§ **Your goal**:
Look through the data below and work out how many lines contain the string "this". Give the number alone.

§ **The input**:
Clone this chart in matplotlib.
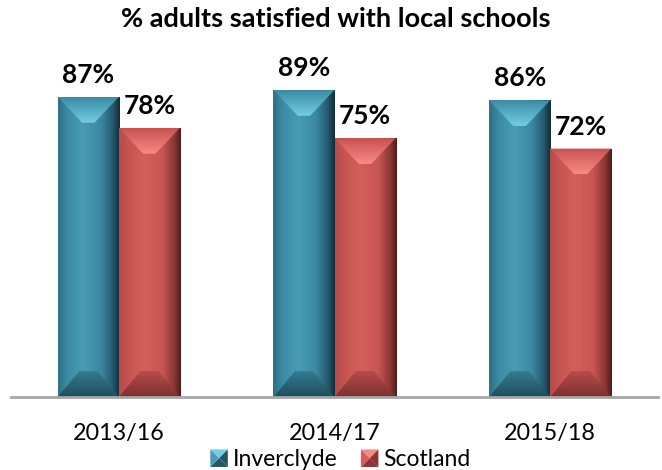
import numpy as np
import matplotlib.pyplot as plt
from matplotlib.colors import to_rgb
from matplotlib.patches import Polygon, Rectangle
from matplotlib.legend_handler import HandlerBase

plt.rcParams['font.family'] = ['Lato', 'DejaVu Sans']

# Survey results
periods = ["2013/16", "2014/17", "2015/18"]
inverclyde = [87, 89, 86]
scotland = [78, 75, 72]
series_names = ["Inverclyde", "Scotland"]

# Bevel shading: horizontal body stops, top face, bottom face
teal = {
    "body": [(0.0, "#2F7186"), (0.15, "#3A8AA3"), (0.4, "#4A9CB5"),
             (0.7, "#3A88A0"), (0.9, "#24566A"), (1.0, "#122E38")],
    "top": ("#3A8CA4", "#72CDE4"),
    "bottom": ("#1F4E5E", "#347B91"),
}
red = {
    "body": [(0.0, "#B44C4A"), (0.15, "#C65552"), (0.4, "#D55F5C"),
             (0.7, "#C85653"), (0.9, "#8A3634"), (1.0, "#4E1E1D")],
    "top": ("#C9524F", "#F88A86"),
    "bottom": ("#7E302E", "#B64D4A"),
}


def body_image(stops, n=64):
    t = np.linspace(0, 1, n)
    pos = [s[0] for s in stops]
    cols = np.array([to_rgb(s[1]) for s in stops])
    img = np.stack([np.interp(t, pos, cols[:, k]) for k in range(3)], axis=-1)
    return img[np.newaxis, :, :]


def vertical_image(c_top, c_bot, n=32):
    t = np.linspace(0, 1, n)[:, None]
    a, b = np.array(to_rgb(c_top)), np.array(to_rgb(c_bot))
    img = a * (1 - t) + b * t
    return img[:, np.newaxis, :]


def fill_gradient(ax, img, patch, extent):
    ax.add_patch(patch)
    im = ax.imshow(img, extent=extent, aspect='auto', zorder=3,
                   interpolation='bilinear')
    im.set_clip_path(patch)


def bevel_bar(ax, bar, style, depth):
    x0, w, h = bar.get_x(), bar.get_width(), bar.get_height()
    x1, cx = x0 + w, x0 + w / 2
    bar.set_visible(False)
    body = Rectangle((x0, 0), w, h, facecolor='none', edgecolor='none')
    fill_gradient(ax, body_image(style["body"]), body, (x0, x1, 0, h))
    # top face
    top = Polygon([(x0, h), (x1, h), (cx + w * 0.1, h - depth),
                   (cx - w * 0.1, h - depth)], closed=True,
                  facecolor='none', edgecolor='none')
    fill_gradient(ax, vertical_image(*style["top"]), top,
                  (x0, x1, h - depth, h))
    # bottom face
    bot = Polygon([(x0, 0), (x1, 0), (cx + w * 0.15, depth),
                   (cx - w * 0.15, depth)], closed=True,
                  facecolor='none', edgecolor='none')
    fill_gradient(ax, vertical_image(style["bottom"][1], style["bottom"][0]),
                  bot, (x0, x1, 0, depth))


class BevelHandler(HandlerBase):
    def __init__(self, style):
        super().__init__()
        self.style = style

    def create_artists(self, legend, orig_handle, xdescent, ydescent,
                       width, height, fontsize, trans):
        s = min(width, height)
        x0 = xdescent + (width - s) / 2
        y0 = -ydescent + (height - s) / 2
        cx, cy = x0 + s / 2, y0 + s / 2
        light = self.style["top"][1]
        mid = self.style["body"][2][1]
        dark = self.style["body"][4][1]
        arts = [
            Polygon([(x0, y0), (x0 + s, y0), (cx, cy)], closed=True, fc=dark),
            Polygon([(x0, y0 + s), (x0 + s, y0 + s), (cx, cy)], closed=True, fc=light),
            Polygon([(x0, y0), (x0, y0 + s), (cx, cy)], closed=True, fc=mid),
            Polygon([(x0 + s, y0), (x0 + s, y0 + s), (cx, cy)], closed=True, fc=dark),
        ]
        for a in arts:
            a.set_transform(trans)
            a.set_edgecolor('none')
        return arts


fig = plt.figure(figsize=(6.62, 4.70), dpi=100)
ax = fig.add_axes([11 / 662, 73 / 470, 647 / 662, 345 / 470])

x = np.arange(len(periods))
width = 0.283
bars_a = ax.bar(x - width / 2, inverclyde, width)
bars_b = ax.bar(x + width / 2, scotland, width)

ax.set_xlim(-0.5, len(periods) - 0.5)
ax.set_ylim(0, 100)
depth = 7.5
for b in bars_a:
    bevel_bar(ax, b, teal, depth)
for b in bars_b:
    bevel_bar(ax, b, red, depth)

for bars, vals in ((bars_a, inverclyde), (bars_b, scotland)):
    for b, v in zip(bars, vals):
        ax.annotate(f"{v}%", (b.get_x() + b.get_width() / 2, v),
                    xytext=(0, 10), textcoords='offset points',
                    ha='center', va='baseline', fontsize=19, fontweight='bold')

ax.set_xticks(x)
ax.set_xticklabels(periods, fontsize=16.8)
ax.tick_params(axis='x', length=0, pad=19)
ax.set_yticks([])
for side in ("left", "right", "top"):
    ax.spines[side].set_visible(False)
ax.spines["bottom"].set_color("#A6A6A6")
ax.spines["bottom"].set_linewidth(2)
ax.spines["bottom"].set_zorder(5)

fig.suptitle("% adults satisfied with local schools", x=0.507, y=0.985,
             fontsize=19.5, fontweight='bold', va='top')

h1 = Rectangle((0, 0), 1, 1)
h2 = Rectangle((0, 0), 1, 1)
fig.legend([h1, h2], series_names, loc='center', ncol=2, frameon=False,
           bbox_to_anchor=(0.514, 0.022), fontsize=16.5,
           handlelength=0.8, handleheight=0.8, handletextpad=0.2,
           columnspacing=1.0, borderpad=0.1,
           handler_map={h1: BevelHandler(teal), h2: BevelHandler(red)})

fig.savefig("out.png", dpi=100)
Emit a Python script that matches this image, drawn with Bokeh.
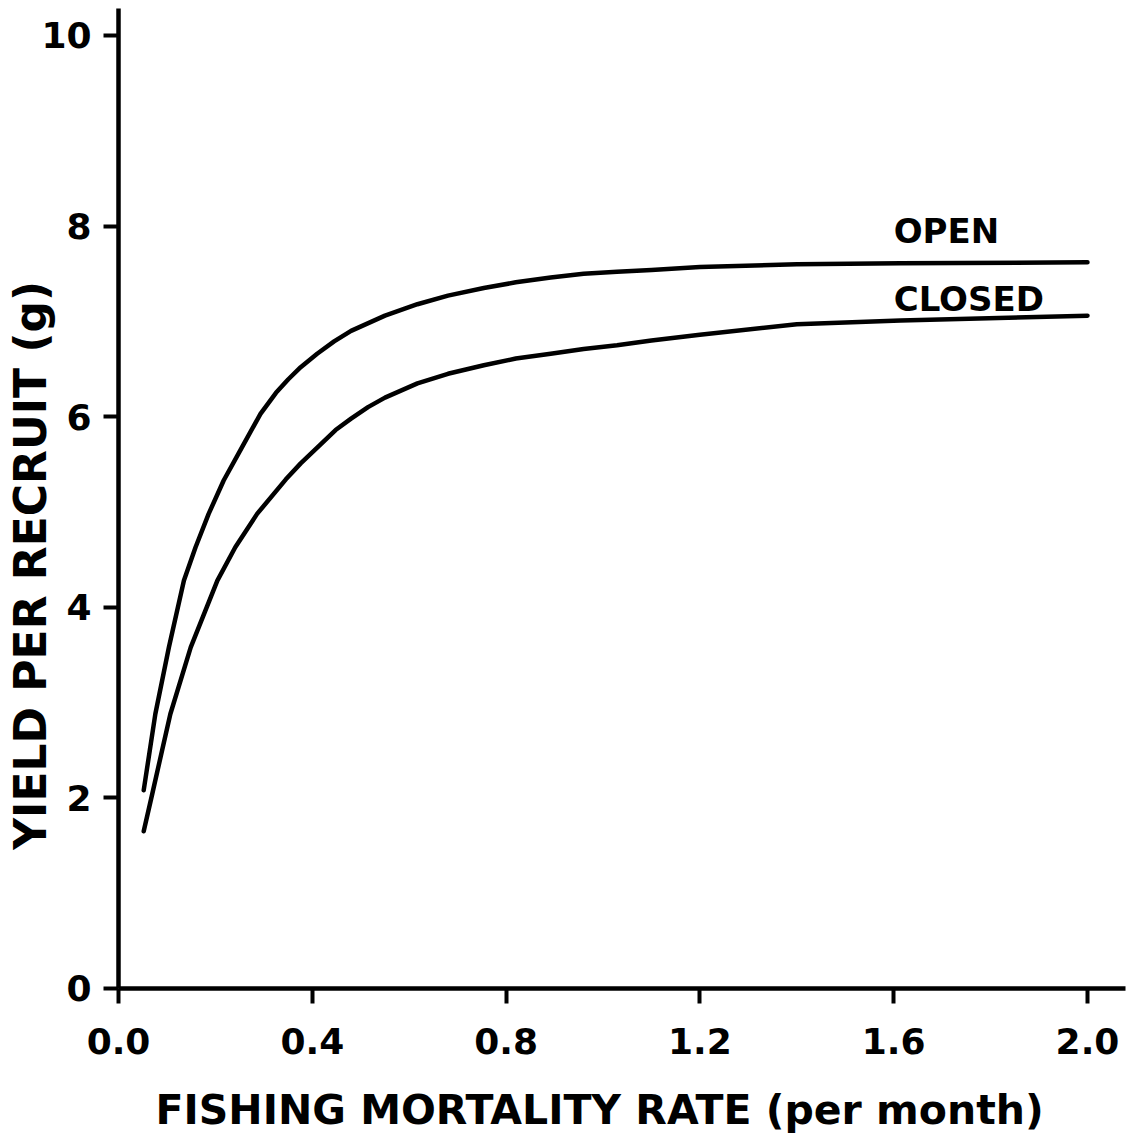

§ **Exercise solution**:
2